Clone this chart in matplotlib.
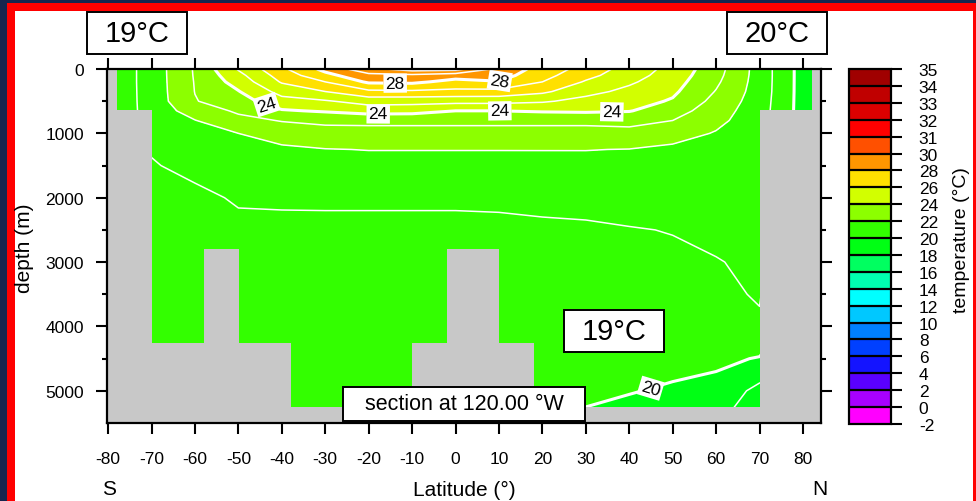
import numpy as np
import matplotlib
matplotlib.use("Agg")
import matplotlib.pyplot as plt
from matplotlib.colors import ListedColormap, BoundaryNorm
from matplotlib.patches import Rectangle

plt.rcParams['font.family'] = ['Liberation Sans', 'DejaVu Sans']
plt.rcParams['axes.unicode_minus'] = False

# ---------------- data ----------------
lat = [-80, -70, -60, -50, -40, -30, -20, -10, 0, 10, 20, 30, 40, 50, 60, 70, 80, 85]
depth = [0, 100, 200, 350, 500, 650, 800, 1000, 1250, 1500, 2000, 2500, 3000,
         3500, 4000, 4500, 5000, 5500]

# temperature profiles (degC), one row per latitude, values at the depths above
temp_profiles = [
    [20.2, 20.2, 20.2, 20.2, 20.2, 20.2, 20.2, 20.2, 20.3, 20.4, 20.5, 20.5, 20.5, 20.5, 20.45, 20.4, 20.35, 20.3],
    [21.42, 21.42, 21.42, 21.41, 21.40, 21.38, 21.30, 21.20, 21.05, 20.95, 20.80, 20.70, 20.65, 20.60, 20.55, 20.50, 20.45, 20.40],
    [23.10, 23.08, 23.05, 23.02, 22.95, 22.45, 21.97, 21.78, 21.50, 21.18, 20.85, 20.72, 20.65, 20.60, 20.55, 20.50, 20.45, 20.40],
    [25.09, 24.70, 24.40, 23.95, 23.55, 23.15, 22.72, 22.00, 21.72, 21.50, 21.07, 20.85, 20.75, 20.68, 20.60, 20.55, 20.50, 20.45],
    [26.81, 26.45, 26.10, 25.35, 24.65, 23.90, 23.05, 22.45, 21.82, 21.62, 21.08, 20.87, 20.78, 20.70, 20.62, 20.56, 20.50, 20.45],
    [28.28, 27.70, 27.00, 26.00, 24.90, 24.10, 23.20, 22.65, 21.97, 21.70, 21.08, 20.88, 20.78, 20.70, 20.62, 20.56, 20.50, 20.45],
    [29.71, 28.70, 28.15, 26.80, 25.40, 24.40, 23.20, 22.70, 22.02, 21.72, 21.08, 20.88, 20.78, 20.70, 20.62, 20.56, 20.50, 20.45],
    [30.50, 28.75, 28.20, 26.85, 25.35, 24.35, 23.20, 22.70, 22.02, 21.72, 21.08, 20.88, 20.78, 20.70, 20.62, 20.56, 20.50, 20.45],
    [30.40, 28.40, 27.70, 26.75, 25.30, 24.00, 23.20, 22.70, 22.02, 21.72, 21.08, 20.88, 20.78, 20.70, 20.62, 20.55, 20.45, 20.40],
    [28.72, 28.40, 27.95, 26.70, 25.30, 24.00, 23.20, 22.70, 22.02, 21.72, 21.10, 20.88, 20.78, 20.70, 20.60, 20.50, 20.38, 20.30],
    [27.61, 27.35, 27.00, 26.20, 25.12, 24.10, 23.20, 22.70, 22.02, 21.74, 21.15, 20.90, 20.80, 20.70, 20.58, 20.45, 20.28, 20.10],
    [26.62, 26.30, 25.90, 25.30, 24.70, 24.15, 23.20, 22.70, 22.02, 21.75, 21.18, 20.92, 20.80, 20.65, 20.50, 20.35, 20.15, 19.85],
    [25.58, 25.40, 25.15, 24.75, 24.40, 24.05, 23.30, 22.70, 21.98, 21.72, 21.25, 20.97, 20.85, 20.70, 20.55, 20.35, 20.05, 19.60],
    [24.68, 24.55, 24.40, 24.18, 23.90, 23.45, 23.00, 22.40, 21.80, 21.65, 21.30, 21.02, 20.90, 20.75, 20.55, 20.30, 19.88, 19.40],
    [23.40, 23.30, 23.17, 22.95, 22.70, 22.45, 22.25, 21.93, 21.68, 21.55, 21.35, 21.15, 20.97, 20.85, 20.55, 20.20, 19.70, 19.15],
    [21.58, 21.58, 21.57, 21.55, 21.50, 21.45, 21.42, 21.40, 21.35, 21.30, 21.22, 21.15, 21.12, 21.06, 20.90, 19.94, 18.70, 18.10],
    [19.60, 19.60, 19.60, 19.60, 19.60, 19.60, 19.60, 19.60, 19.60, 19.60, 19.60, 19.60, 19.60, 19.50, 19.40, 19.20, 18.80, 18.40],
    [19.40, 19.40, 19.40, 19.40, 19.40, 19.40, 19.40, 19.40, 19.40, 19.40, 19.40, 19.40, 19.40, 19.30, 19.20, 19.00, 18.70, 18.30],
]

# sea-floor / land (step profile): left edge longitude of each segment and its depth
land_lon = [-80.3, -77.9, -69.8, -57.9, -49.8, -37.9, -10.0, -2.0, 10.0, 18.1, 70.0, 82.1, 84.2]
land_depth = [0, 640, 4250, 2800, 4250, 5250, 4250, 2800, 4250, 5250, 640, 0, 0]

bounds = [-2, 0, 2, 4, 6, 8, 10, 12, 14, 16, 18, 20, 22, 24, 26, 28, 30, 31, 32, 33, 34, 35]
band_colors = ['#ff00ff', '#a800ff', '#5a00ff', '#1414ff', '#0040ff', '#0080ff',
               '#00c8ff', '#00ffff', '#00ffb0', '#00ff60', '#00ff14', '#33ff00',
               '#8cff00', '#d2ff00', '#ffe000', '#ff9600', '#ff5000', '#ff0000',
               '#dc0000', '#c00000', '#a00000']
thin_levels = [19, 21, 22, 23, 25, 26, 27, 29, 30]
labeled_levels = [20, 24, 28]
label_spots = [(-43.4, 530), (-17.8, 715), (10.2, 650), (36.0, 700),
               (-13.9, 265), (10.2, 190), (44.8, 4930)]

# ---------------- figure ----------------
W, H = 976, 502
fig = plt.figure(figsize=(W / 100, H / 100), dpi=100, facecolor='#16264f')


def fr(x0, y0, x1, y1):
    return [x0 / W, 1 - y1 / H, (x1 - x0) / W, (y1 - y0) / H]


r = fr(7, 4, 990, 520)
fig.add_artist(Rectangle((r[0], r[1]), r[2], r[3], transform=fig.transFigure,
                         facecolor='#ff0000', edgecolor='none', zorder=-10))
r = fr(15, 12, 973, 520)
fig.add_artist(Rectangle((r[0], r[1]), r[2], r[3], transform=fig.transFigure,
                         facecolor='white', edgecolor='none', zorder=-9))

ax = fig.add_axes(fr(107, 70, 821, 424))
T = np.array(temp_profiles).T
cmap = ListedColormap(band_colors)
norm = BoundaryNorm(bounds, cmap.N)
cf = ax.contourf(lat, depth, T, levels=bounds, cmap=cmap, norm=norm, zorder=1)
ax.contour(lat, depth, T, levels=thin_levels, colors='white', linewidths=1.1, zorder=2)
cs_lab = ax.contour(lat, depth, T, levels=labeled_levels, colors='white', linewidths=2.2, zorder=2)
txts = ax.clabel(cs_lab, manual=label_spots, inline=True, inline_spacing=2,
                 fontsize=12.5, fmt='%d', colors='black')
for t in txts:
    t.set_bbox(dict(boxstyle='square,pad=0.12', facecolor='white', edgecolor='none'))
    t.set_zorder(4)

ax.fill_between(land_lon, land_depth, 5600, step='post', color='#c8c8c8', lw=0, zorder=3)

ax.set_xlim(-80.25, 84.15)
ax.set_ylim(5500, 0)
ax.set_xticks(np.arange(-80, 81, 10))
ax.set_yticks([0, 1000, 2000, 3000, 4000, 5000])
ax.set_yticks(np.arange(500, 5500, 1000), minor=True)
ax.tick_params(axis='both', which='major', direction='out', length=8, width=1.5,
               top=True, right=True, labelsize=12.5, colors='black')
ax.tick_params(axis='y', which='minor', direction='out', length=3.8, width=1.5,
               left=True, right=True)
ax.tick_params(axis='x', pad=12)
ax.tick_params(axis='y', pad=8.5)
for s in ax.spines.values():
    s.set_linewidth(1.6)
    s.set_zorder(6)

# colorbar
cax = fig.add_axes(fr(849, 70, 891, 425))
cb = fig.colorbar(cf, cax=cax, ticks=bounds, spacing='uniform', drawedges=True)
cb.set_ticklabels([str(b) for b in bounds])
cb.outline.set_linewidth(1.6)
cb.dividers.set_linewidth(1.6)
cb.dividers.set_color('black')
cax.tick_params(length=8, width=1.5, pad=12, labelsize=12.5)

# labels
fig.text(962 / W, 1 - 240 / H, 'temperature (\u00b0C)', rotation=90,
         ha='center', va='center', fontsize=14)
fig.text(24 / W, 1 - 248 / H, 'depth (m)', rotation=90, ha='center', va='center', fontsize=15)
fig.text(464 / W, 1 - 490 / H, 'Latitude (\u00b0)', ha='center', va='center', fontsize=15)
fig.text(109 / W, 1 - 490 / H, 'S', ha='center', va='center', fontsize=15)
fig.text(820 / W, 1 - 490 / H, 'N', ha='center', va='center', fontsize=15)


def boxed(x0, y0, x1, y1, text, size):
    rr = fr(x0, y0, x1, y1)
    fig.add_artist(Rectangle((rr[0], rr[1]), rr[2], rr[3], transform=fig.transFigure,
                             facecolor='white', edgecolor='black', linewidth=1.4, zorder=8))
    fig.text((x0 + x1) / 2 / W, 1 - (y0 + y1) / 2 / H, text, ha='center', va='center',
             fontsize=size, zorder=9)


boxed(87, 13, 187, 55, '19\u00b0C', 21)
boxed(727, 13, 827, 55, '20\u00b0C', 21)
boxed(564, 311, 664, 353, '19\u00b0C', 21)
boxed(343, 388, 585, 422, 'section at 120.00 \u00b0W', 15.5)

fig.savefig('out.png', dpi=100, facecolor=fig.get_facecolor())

================

Exercise aim: Quote, exactly and only, the lines from the first line of the data above through the line containing "plt.rcParams['axes.unicode_minus'] = False". The pictures do not belong in it.

Full output:
Clone this chart in matplotlib.
import numpy as np
import matplotlib
matplotlib.use("Agg")
import matplotlib.pyplot as plt
from matplotlib.colors import ListedColormap, BoundaryNorm
from matplotlib.patches import Rectangle

plt.rcParams['font.family'] = ['Liberation Sans', 'DejaVu Sans']
plt.rcParams['axes.unicode_minus'] = False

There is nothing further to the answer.